# What the exercise asks:
Everything from the first line of the data through the line with "(0,0) rectangle (1193,647);" is to be echoed exactly, minus the pictures.

# Stored data:
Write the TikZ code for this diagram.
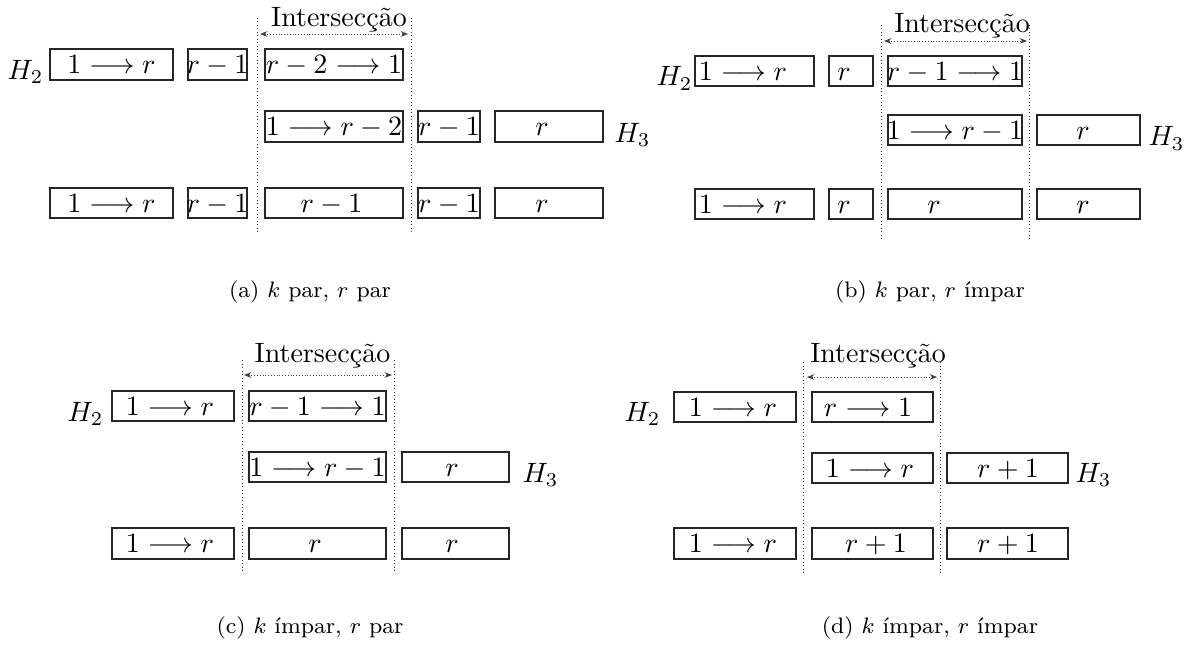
\documentclass[tikz,border=0pt]{standalone}
\usepackage{fontspec}
\usetikzlibrary{arrows.meta}
\tikzset{
  bxs/.style={draw=black!85, line width=0.4pt, rectangle, inner sep=0pt},
  txs/.style={inner sep=0pt, text height=6.5pt, text depth=0pt},
  hlab/.style={inner sep=0pt},
  divider/.style={draw=black!80, line width=0.35pt, dash pattern=on 0.35pt off 0.9pt},
  spanarrow/.style={draw=black!75, line width=0.3pt, dash pattern=on 0.3pt off 0.7pt, {Stealth[length=2.6pt,width=2pt,sep=0pt]}-{Stealth[length=2.6pt,width=2pt]}},
  captxt/.style={inner sep=0pt, font=\footnotesize},
  intlab/.style={inner sep=0pt, anchor=base}
}
\newcommand\bx[7]{%
  \node[bxs, minimum width={(#3-#2)*0.35714pt}, minimum height={(#5-#4)*0.35714pt}] (#1) at ({(#2+#3)/2},{(#4+#5)/2}) {};
  \node[txs] (#1t) at (#6,{(#4+#5)/2}) {$#7$};
}
\newcommand\inter[8]{%
  % #1 prefix, #2 x left line, #3 x right line, #4 y top, #5 y bottom, #6 arrow y, #7 arrow x1, #8 arrow x2
  \coordinate (#1lt) at (#2,#4); \coordinate (#1lb) at (#2,#5);
  \coordinate (#1rt) at (#3,#4); \coordinate (#1rb) at (#3,#5);
  \coordinate (#1a1) at (#7,#6); \coordinate (#1a2) at (#8,#6);
  \draw[divider] (#1lt) -- (#1lb);
  \draw[divider] (#1rt) -- (#1rb);
  \draw[spanarrow] (#1a1) -- (#1a2);
}
\begin{document}
\begin{tikzpicture}[x=0.35714pt, y=-0.35714pt]
\useasboundingbox (0,0) rectangle (1193,647);

% ---------------- (a) ----------------
\inter{ia}{257}{411}{18}{232}{34}{260}{408}
\node[intlab] (ia) at (339,27) {Intersecção};
\bx{a11}{50}{173}{49}{80}{111.5}{1\longrightarrow r}
\bx{a12}{188}{247}{49}{80}{217.5}{r-1}
\bx{a13}{265}{403}{49}{80}{334}{r-2\longrightarrow 1}
\bx{a21}{265}{403}{111}{142}{334}{1\longrightarrow r-2}
\bx{a22}{418}{480}{111}{142}{449}{r-1}
\bx{a23}{495}{603}{111}{142}{542}{r}
\bx{a31}{50}{173}{188}{218}{111.5}{1\longrightarrow r}
\bx{a32}{188}{247}{188}{218}{217.5}{r-1}
\bx{a33}{265}{403}{188}{218}{331.5}{r-1}
\bx{a34}{418}{480}{188}{218}{449}{r-1}
\bx{a35}{495}{603}{188}{218}{542}{r}
\node[hlab, anchor=base east] (aH2) at (44,79) {$H_2$};
\node[hlab, anchor=base west] (aH3) at (614,142) {$H_3$};
\node[captxt] (capa) at (310,292) {(a) $k$ par, $r$ par};

% ---------------- (b) ----------------
\inter{ib}{881}{1029}{25}{240}{41}{884}{1027}
\node[intlab] (ib) at (962,33) {Intersecção};
\bx{b11}{695}{814}{56}{86}{743}{1\longrightarrow r}
\bx{b12}{829}{873}{56}{86}{844}{r}
\bx{b13}{888}{1022}{56}{86}{955}{r-1\longrightarrow 1}
\bx{b21}{888}{1022}{115}{145}{955}{1\longrightarrow r-1}
\bx{b22}{1037}{1140}{115}{145}{1083}{r}
\bx{b31}{695}{814}{189}{219}{743}{1\longrightarrow r}
\bx{b32}{829}{873}{189}{219}{844}{r}
\bx{b33}{888}{1022}{189}{219}{934}{r}
\bx{b34}{1037}{1140}{189}{219}{1083}{r}
\node[hlab, anchor=base east] (bH2) at (693,86) {$H_2$};
\node[hlab, anchor=base west] (bH3) at (1148,146) {$H_3$};
\node[captxt] (capb) at (930,292) {(b) $k$ par, $r$ ímpar};

% ---------------- (c) ----------------
\inter{ic}{242}{394}{360}{573}{375}{244}{392}
\node[intlab] (ic) at (322.5,362) {Intersecção};
\bx{c11}{112}{234}{391}{421}{170}{1\longrightarrow r}
\bx{c12}{249}{386}{391}{421}{317.5}{r-1\longrightarrow 1}
\bx{c21}{249}{386}{452}{482}{317.5}{1\longrightarrow r-1}
\bx{c22}{402}{509}{452}{482}{452}{r}
\bx{c31}{112}{234}{528}{559}{170}{1\longrightarrow r}
\bx{c32}{249}{386}{528}{559}{315}{r}
\bx{c33}{402}{509}{528}{559}{452}{r}
\node[hlab, anchor=base east] (cH2) at (104,421) {$H_2$};
\node[hlab, anchor=base west] (cH3) at (522,482) {$H_3$};
\node[captxt] (capc) at (310,628) {(c) $k$ ímpar, $r$ par};

% ---------------- (d) ----------------
\inter{id}{803}{940}{362}{573}{377}{807}{937}
\node[intlab] (id) at (878,362) {Intersecção};
\bx{d11}{674}{796}{392}{422}{733}{1\longrightarrow r}
\bx{d12}{812}{933}{392}{422}{868}{r\longrightarrow 1}
\bx{d21}{812}{933}{453}{483}{870}{1\longrightarrow r}
\bx{d22}{947}{1068}{453}{483}{1008}{r+1}
\bx{d31}{674}{796}{528}{559}{733}{1\longrightarrow r}
\bx{d32}{812}{933}{528}{559}{876}{r+1}
\bx{d33}{947}{1068}{528}{559}{1008}{r+1}
\node[hlab, anchor=base east] (dH2) at (661,421) {$H_2$};
\node[hlab, anchor=base west] (dH3) at (1075,482) {$H_3$};
\node[captxt] (capd) at (930,628) {(d) $k$ ímpar, $r$ ímpar};
\end{tikzpicture}
\end{document}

# Task response:
Write the TikZ code for this diagram.
\documentclass[tikz,border=0pt]{standalone}
\usepackage{fontspec}
\usetikzlibrary{arrows.meta}
\tikzset{
  bxs/.style={draw=black!85, line width=0.4pt, rectangle, inner sep=0pt},
  txs/.style={inner sep=0pt, text height=6.5pt, text depth=0pt},
  hlab/.style={inner sep=0pt},
  divider/.style={draw=black!80, line width=0.35pt, dash pattern=on 0.35pt off 0.9pt},
  spanarrow/.style={draw=black!75, line width=0.3pt, dash pattern=on 0.3pt off 0.7pt, {Stealth[length=2.6pt,width=2pt,sep=0pt]}-{Stealth[length=2.6pt,width=2pt]}},
  captxt/.style={inner sep=0pt, font=\footnotesize},
  intlab/.style={inner sep=0pt, anchor=base}
}
\newcommand\bx[7]{%
  \node[bxs, minimum width={(#3-#2)*0.35714pt}, minimum height={(#5-#4)*0.35714pt}] (#1) at ({(#2+#3)/2},{(#4+#5)/2}) {};
  \node[txs] (#1t) at (#6,{(#4+#5)/2}) {$#7$};
}
\newcommand\inter[8]{%
  % #1 prefix, #2 x left line, #3 x right line, #4 y top, #5 y bottom, #6 arrow y, #7 arrow x1, #8 arrow x2
  \coordinate (#1lt) at (#2,#4); \coordinate (#1lb) at (#2,#5);
  \coordinate (#1rt) at (#3,#4); \coordinate (#1rb) at (#3,#5);
  \coordinate (#1a1) at (#7,#6); \coordinate (#1a2) at (#8,#6);
  \draw[divider] (#1lt) -- (#1lb);
  \draw[divider] (#1rt) -- (#1rb);
  \draw[spanarrow] (#1a1) -- (#1a2);
}
\begin{document}
\begin{tikzpicture}[x=0.35714pt, y=-0.35714pt]
\useasboundingbox (0,0) rectangle (1193,647);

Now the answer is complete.